▶ Aim of the exercise
Print exactly the lines below between the line containing "Write a Python" and the line containing "1.950, 2.110, 2.400, 3.000, 5.020]", counting both of those lines. Leave pictures out.

[Stored dataset items]
-------

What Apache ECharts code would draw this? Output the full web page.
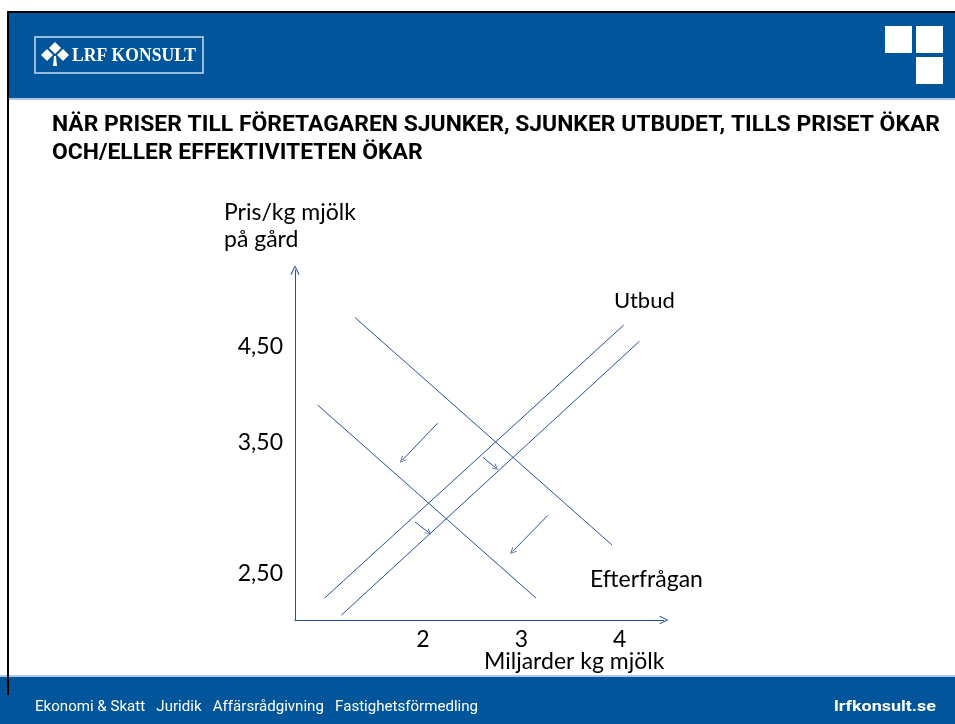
<!DOCTYPE html>
<html>
<head>
<meta charset="utf-8">
<script src="https://cdn.jsdelivr.net/npm/echarts@6.0.0/dist/echarts.min.js"></script>
<style>
    html, body { margin: 0; padding: 0; background: #fff; }
    #main { width: 955px; height: 724px; }
</style>
</head>
<body>
<div id="main"></div>
<script>
    // rubrik och texter
    var titleLines = ['NÄR PRISER TILL FÖRETAGAREN SJUNKER, SJUNKER UTBUDET, TILLS PRISET ÖKAR', 'OCH/ELLER EFFEKTIVITETEN ÖKAR'];
    var yName = ['Pris/kg mjölk', 'på gård'];
    var xName = 'Miljarder kg mjölk';
    var footerItems = ['Ekonomi & Skatt', 'Juridik', 'Affärsrådgivning', 'Fastighetsförmedling'];

    // axlar
    var xTickValues = [2, 3, 4];
    var xTickLabels = ['2', '3', '4'];
    var yTickValues = [4.5, 3.5, 2.12];
    var yTickLabels = ['4,50', '3,50', '2,50'];

    // kurvor (x = miljarder kg, y = pris)
    var supplyA = [[1.00, 1.86], [4.04, 4.73]];
    var supplyB = [[1.17, 1.68], [4.20, 4.56]];
    var demandA = [[1.31, 4.81], [3.92, 2.42]];
    var demandB = [[0.93, 3.89], [3.15, 1.86]];
    // pilar
    var shiftArrows = [[[2.15, 3.70], [1.79, 3.31]], [[3.27, 2.73], [2.91, 2.35]]];
    var smallArrows = [[[2.61, 3.34], [2.74, 3.23]], [[1.92, 2.66], [2.06, 2.55]]];

    var blue = '#27509c';
    var headerBlue = '#00559b';
    var chevron = 'path://M10,0L20,10L17.5,10L10,2.5L2.5,10L0,10Z';
    var axisArrow = 'path://M5,0L10,10L8.8,10.4L5,2.2L1.2,10.4L0,10Z';
    var txtFont = 'Lato';
    var titleFont = 'bold 22px Roboto';
    var footFont = '14px Roboto';

    // skala texten i x-led så att den får samma bredd som i förlagan
    var ctx = document.createElement('canvas').getContext('2d');
    function fitScale(text, font, width) {
        ctx.font = font;
        return width / ctx.measureText(text).width;
    }
    var titleScale = fitScale(titleLines[0], titleFont, 888);
    var footText = footerItems.join('   ');
    var footScale = fitScale(footText, footFont, 443);
    var siteScale = fitScale('lrfkonsult.se', 'bold 15px Roboto', 102);
    var logoScale = fitScale('LRF KONSULT', 'bold 18px "Liberation Serif"', 124);

    var myChart = echarts.init(document.getElementById('main'));

    function lineSeries(name, lines, symbolSize) {
        return {
            name: name,
            type: 'lines',
            coordinateSystem: 'cartesian2d',
            symbol: symbolSize ? ['none', chevron] : 'none',
            symbolSize: symbolSize || 0,
            lineStyle: { color: blue, width: 1, opacity: 1 },
            silent: true,
            data: lines.map(function (c) { return { coords: c }; })
        };
    }

    function diamond(cx, cy, r) {
        return { type: 'polygon', shape: { points: [[cx, cy - r], [cx + r, cy], [cx, cy + r], [cx - r, cy]] }, style: { fill: '#fff' } };
    }

    function label(x, y, text, size) {
        return { type: 'text', x: x, y: y, style: { text: text, font: size + 'px ' + txtFont, fill: '#000', verticalAlign: 'middle' } };
    }

    var graphics = [
        // ram och band
        { type: 'rect', shape: { x: 9, y: 13, width: 946, height: 85 }, style: { fill: headerBlue } },
        { type: 'rect', shape: { x: 9, y: 98, width: 946, height: 2 }, style: { fill: '#a9c8e8' } },
        { type: 'rect', shape: { x: 0, y: 675, width: 955, height: 2 }, style: { fill: '#a9c8e8' } },
        { type: 'rect', shape: { x: 0, y: 677, width: 955, height: 47 }, style: { fill: headerBlue } },
        { type: 'rect', shape: { x: 7, y: 11, width: 948, height: 2 }, style: { fill: '#000' } },
        { type: 'rect', shape: { x: 7, y: 11, width: 2, height: 684 }, style: { fill: '#000' } },
        // logga
        { type: 'rect', shape: { x: 35, y: 37, width: 168, height: 36 }, style: { fill: 'none', stroke: '#c9dbef', lineWidth: 1.5 } },
        diamond(55, 48, 6),
        diamond(47, 55, 6),
        diamond(63, 55, 6),
        { type: 'polygon', shape: { points: [[54, 56], [56, 56], [57, 66], [53, 66]] }, style: { fill: '#fff' } },
        { type: 'text', x: 72, y: 56, scaleX: logoScale, style: { text: 'LRF KONSULT', font: 'bold 18px "Liberation Serif"', fill: '#fff', verticalAlign: 'middle' } },
        // rutor uppe till höger
        { type: 'rect', shape: { x: 885, y: 26, width: 27, height: 27 }, style: { fill: '#fff' } },
        { type: 'rect', shape: { x: 916, y: 26, width: 27, height: 27 }, style: { fill: '#fff' } },
        { type: 'rect', shape: { x: 916, y: 57, width: 27, height: 27 }, style: { fill: '#fff' } },
        // rubrik
        { type: 'text', x: 52, y: 125, scaleX: titleScale, style: { text: titleLines[0], font: titleFont, fill: '#000', verticalAlign: 'middle' } },
        { type: 'text', x: 52, y: 153, scaleX: titleScale, style: { text: titleLines[1], font: titleFont, fill: '#000', verticalAlign: 'middle' } },
        // axelnamn och kurvnamn
        label(224, 213, yName[0], 23),
        label(224, 240, yName[1], 23),
        label(484, 662, xName, 23),
        label(614, 301, 'Utbud', 22),
        label(590, 580, 'Efterfrågan', 23),
        // sidfot
        { type: 'text', x: 35, y: 707, scaleX: footScale, style: { text: footText, font: footFont, fill: '#fff', verticalAlign: 'middle' } },
        { type: 'text', x: 834, y: 707, scaleX: siteScale, style: { text: 'lrfkonsult.se', font: 'bold 15px Roboto', fill: '#fff', verticalAlign: 'middle' } }
    ];

    var option = {
        animation: false,
        backgroundColor: '#fff',
        grid: { left: 295, right: 291, top: 270, bottom: 104 },
        xAxis: {
            type: 'value',
            min: 0.7,
            max: 4.45,
            splitLine: { show: false },
            axisTick: { show: false },
            axisLine: { lineStyle: { color: blue, width: 1 }, symbol: ['none', axisArrow], symbolSize: [9, 9] },
            axisLabel: {
                customValues: xTickValues,
                formatter: function (v) { return xTickLabels[xTickValues.indexOf(v)]; },
                color: '#000', fontSize: 23, fontFamily: txtFont, margin: 8
            }
        },
        yAxis: {
            type: 'value',
            min: 1.63,
            max: 5.31,
            splitLine: { show: false },
            axisTick: { show: false },
            axisLine: { lineStyle: { color: blue, width: 1 }, symbol: ['none', axisArrow], symbolSize: [9, 10] },
            axisLabel: {
                customValues: yTickValues,
                formatter: function (v) { return yTickLabels[yTickValues.indexOf(v)]; },
                color: '#000', fontSize: 23, fontFamily: txtFont, margin: 12
            }
        },
        graphic: graphics,
        series: [
            lineSeries('Utbud', [supplyA, supplyB]),
            lineSeries('Efterfrågan', [demandA, demandB]),
            lineSeries('Skift', shiftArrows, [13, 6.5]),
            lineSeries('Effekt', smallArrows, [12, 6])
        ]
    };
    myChart.setOption(option);
</script>
</body>
</html>
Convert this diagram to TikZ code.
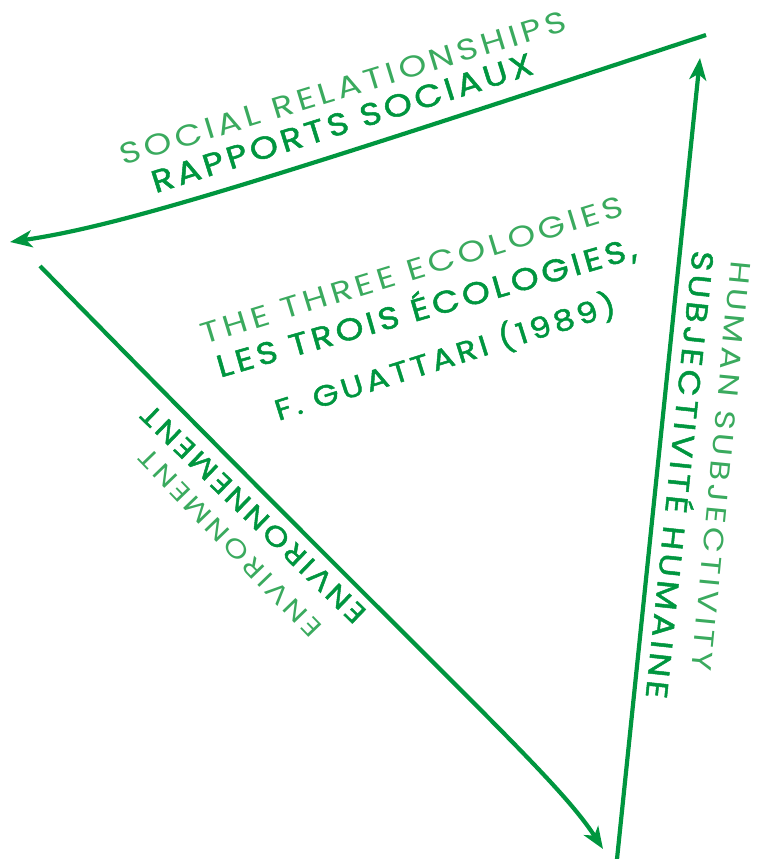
\documentclass[tikz,border=0pt]{standalone}
\usepackage{fontspec}
\usepackage{graphicx}
\setmainfont{Poppins}[LetterSpace=14,FakeStretch=1.2]
\newfontfamily\heavyf{Poppins}[LetterSpace=12,FakeStretch=1.15,FakeBold=1.6]
\usetikzlibrary{arrows.meta}
\definecolor{eco}{HTML}{00963F}
\definecolor{ecolight}{HTML}{3AAA5E}
\newcommand\fitw[2]{\resizebox{#1pt}{!}{#2}}
\tikzset{
  conn/.style={line width=4.2pt,draw=eco,-{Stealth[length=22pt,width=17pt,inset=6pt]}},
  entext/.style={text=ecolight,inner sep=0pt,font=\fontsize{24}{26}\selectfont},
  frtext/.style={text=eco,inner sep=0pt,font=\heavyf\fontsize{24}{26}\selectfont},
}
\begin{document}
\begin{tikzpicture}[x=1pt,y=1pt]
\useasboundingbox (0,0) rectangle (763,-859);
\coordinate (tr) at (706,-35);
\coordinate (tl) at (10,-242);
\coordinate (ls) at (40,-266);
\coordinate (lb) at (603,-849);
\coordinate (rb) at (617,-859);
\coordinate (rt) at (700,-58);
\draw[conn] (tr) .. controls (260,-182) and (120,-226) .. (tl);
\draw[conn] (ls) .. controls (450,-685) and (555,-775) .. (lb);
\draw[conn] (rb) -- (rt);

\node[entext,rotate=17] (sr) at (343,-88) {\fitw{465}{SOCIAL RELATIONSHIPS}};
\node[frtext,rotate=17.5] (rs) at (342,-123) {\fitw{398}{RAPPORTS SOCIAUX}};
\node[entext,rotate=17] (te) at (412,-270) {\fitw{440}{THE THREE ECOLOGIES}};
\node[frtext,rotate=16] (le) at (426,-306) {\fitw{435}{LES TROIS ÉCOLOGIES,}};
\node[frtext,rotate=17.5] (fg) at (445,-357) {\fitw{356}{F. GUATTARI (1989)}};
\node[entext,rotate=134] (en) at (230,-543) {\fitw{250}{ENVIRONMENT}};
\node[frtext,rotate=136] (enf) at (253,-514) {\fitw{300}{ENVIRONNEMENT}};
\node[entext,rotate=-95.5] (hs) at (721,-466) {\fitw{412}{HUMAN SUBJECTIVITY}};
\node[frtext,rotate=-96] (sh) at (683,-475) {\fitw{450}{SUBJECTIVITÉ HUMAINE}};
\end{tikzpicture}
\end{document}
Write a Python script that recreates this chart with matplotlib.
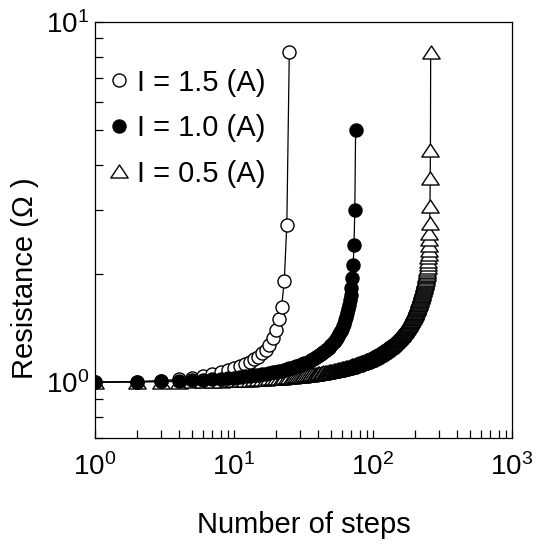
import numpy as np
import matplotlib
matplotlib.use('Agg')
import matplotlib.pyplot as plt
from matplotlib.lines import Line2D
from matplotlib.path import Path
from matplotlib.ticker import LogLocator, NullFormatter

plt.rcParams['font.family'] = ['Liberation Sans', 'DejaVu Sans']

# Resistance (ohm) at each step (step = 1, 2, 3, ...)
r_15 = [1.000, 1.004, 1.010, 1.018, 1.028, 1.040, 1.053, 1.067, 1.081, 1.095,
        1.109, 1.124, 1.140, 1.158, 1.178, 1.202, 1.232, 1.272, 1.330, 1.400,
        1.495, 1.615, 1.910, 2.740, 8.260]

r_10 = [1.000, 1.003, 1.006, 1.009, 1.013, 1.016, 1.019, 1.023, 1.026, 1.030,
        1.033, 1.037, 1.040, 1.044, 1.048, 1.052, 1.056, 1.060, 1.064, 1.069,
        1.073, 1.077, 1.082, 1.087, 1.092, 1.096, 1.101, 1.107, 1.112, 1.117,
        1.123, 1.128, 1.134, 1.140, 1.146, 1.153, 1.159, 1.166, 1.173, 1.180,
        1.188, 1.196, 1.203, 1.212, 1.220, 1.229, 1.239, 1.248, 1.258, 1.269,
        1.280, 1.291, 1.303, 1.316, 1.329, 1.343, 1.358, 1.374, 1.391, 1.409,
        1.430, 1.455, 1.485, 1.520, 1.555, 1.595, 1.640, 1.690, 1.750, 1.830,
        1.950, 2.110, 2.400, 3.000, 5.020]

r_05 = [1.000, 1.001, 1.003, 1.004, 1.005, 1.007, 1.008, 1.009, 1.011, 1.012,
        1.014, 1.015, 1.017, 1.018, 1.020, 1.021, 1.022, 1.024, 1.025, 1.027,
        1.028, 1.030, 1.031, 1.033, 1.034, 1.036, 1.037, 1.039, 1.040, 1.042,
        1.043, 1.045, 1.046, 1.048, 1.050, 1.051, 1.053, 1.054, 1.056, 1.058,
        1.059, 1.061, 1.063, 1.064, 1.066, 1.068, 1.069, 1.071, 1.073, 1.074,
        1.076, 1.078, 1.080, 1.081, 1.083, 1.085, 1.087, 1.089, 1.090, 1.092,
        1.094, 1.096, 1.098, 1.100, 1.101, 1.103, 1.105, 1.107, 1.109, 1.111,
        1.113, 1.115, 1.117, 1.119, 1.121, 1.123, 1.125, 1.127, 1.129, 1.131,
        1.133, 1.135, 1.137, 1.139, 1.141, 1.143, 1.146, 1.148, 1.150, 1.152,
        1.154, 1.156, 1.159, 1.161, 1.163, 1.166, 1.168, 1.170, 1.173, 1.175,
        1.177, 1.180, 1.182, 1.185, 1.187, 1.190, 1.192, 1.195, 1.197, 1.200,
        1.202, 1.205, 1.208, 1.210, 1.213, 1.216, 1.218, 1.221, 1.224, 1.226,
        1.229, 1.232, 1.235, 1.238, 1.241, 1.244, 1.246, 1.249, 1.252, 1.255,
        1.258, 1.261, 1.264, 1.268, 1.271, 1.274, 1.277, 1.280, 1.284, 1.287,
        1.290, 1.293, 1.297, 1.300, 1.304, 1.307, 1.311, 1.314, 1.318, 1.321,
        1.325, 1.329, 1.332, 1.336, 1.340, 1.344, 1.348, 1.352, 1.355, 1.359,
        1.363, 1.367, 1.371, 1.376, 1.380, 1.384, 1.389, 1.393, 1.397, 1.402,
        1.406, 1.411, 1.415, 1.420, 1.425, 1.430, 1.435, 1.439, 1.444, 1.449,
        1.454, 1.459, 1.465, 1.470, 1.476, 1.481, 1.487, 1.492, 1.498, 1.503,
        1.509, 1.515, 1.521, 1.527, 1.534, 1.540, 1.546, 1.552, 1.559, 1.565,
        1.571, 1.578, 1.585, 1.592, 1.599, 1.606, 1.614, 1.621, 1.629, 1.636,
        1.644, 1.652, 1.660, 1.669, 1.677, 1.686, 1.695, 1.704, 1.713, 1.722,
        1.731, 1.741, 1.751, 1.761, 1.771, 1.782, 1.792, 1.803, 1.814, 1.826,
        1.837, 1.849, 1.861, 1.874, 1.886, 1.899, 1.912, 1.926, 1.940, 1.956,
        1.971, 1.987, 2.003, 2.019, 2.036, 2.060, 2.090, 2.130, 2.170, 2.220,
        2.270, 2.330, 2.400, 2.490, 2.600, 2.770, 3.090, 3.690, 4.420, 8.260]

labels = ['I = 1.5 (A)', 'I = 1.0 (A)', 'I = 0.5 (A)']
x_ticks = [1, 10, 100, 1000]
x_tick_labels = [r'$\mathregular{10^{0}}$', r'$\mathregular{10^{1}}$',
                 r'$\mathregular{10^{2}}$', r'$\mathregular{10^{3}}$']
y_ticks = [1, 10]
y_tick_labels = [r'$\mathregular{10^{0}}$', r'$\mathregular{10^{1}}$']

fig = plt.figure(figsize=(5.36, 5.44), dpi=100)
ax = fig.add_axes([0.1772, 0.1949, 0.778, 0.7647])

# flat triangle (wider than tall), closed so it gets a white fill
tri = Path([(-1, -0.75), (1, -0.75), (0, 0.75), (-1, -0.75)], closed=True)

circle_size = 9.4
tri_size = 12.5
edge = 1.0

# draw order: 0.5 A at the bottom, 1.0 A on top
series = [
    (r_05, tri, 'white', tri_size, 1),
    (r_15, 'o', 'white', circle_size, 2),
    (r_10, 'o', 'black', circle_size, 3),
]
for values, marker, face, size, z in series:
    steps = np.arange(1, len(values) + 1)
    ax.plot(steps, values, color='black', linewidth=0.9, marker=marker,
            markersize=size, markerfacecolor=face, markeredgecolor='black',
            markeredgewidth=edge, zorder=z)

ax.set_xscale('log')
ax.set_yscale('log')
ax.set_xlim(1, 1000)
ax.set_ylim(0.7, 10)

ax.set_xticks(x_ticks)
ax.set_xticklabels(x_tick_labels)
ax.set_yticks(y_ticks)
ax.set_yticklabels(y_tick_labels)
ax.xaxis.set_minor_locator(LogLocator(base=10, subs=np.arange(2, 10)))
ax.yaxis.set_minor_locator(LogLocator(base=10, subs=np.arange(2, 10)))
ax.xaxis.set_minor_formatter(NullFormatter())
ax.yaxis.set_minor_formatter(NullFormatter())

ax.tick_params(which='both', direction='in', top=False, right=False, width=0.9)
ax.tick_params(which='major', length=6, labelsize=20)
ax.tick_params(axis='x', which='major', pad=11)
ax.tick_params(axis='y', which='major', pad=4)
ax.tick_params(which='minor', length=5.5)
for spine in ax.spines.values():
    spine.set_linewidth(0.9)

ax.set_xlabel('Number of steps', fontsize=21)
ax.set_ylabel('Resistance (\u03a9 )', fontsize=21)
ax.xaxis.set_label_coords(0.5, -0.175)
ax.yaxis.set_label_coords(-0.135, 0.385)

handles = [
    Line2D([], [], linestyle='none', marker='o', markersize=circle_size,
           markerfacecolor='white', markeredgecolor='black', markeredgewidth=edge),
    Line2D([], [], linestyle='none', marker='o', markersize=circle_size,
           markerfacecolor='black', markeredgecolor='black', markeredgewidth=edge),
    Line2D([], [], linestyle='none', marker=tri, markersize=tri_size,
           markerfacecolor='white', markeredgecolor='black', markeredgewidth=edge),
]
ax.legend(handles, labels, loc='upper left', bbox_to_anchor=(0.037, 0.888),
          frameon=False, fontsize=21, handlelength=0.6, handletextpad=0.3,
          labelspacing=0.6, borderaxespad=0, borderpad=0)

plt.savefig('out.png', dpi=100)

-------

▶ Written answer
Write a Python script that recreates this chart with matplotlib.
import numpy as np
import matplotlib
matplotlib.use('Agg')
import matplotlib.pyplot as plt
from matplotlib.lines import Line2D
from matplotlib.path import Path
from matplotlib.ticker import LogLocator, NullFormatter

plt.rcParams['font.family'] = ['Liberation Sans', 'DejaVu Sans']

# Resistance (ohm) at each step (step = 1, 2, 3, ...)
r_15 = [1.000, 1.004, 1.010, 1.018, 1.028, 1.040, 1.053, 1.067, 1.081, 1.095,
        1.109, 1.124, 1.140, 1.158, 1.178, 1.202, 1.232, 1.272, 1.330, 1.400,
        1.495, 1.615, 1.910, 2.740, 8.260]

r_10 = [1.000, 1.003, 1.006, 1.009, 1.013, 1.016, 1.019, 1.023, 1.026, 1.030,
        1.033, 1.037, 1.040, 1.044, 1.048, 1.052, 1.056, 1.060, 1.064, 1.069,
        1.073, 1.077, 1.082, 1.087, 1.092, 1.096, 1.101, 1.107, 1.112, 1.117,
        1.123, 1.128, 1.134, 1.140, 1.146, 1.153, 1.159, 1.166, 1.173, 1.180,
        1.188, 1.196, 1.203, 1.212, 1.220, 1.229, 1.239, 1.248, 1.258, 1.269,
        1.280, 1.291, 1.303, 1.316, 1.329, 1.343, 1.358, 1.374, 1.391, 1.409,
        1.430, 1.455, 1.485, 1.520, 1.555, 1.595, 1.640, 1.690, 1.750, 1.830,
        1.950, 2.110, 2.400, 3.000, 5.020]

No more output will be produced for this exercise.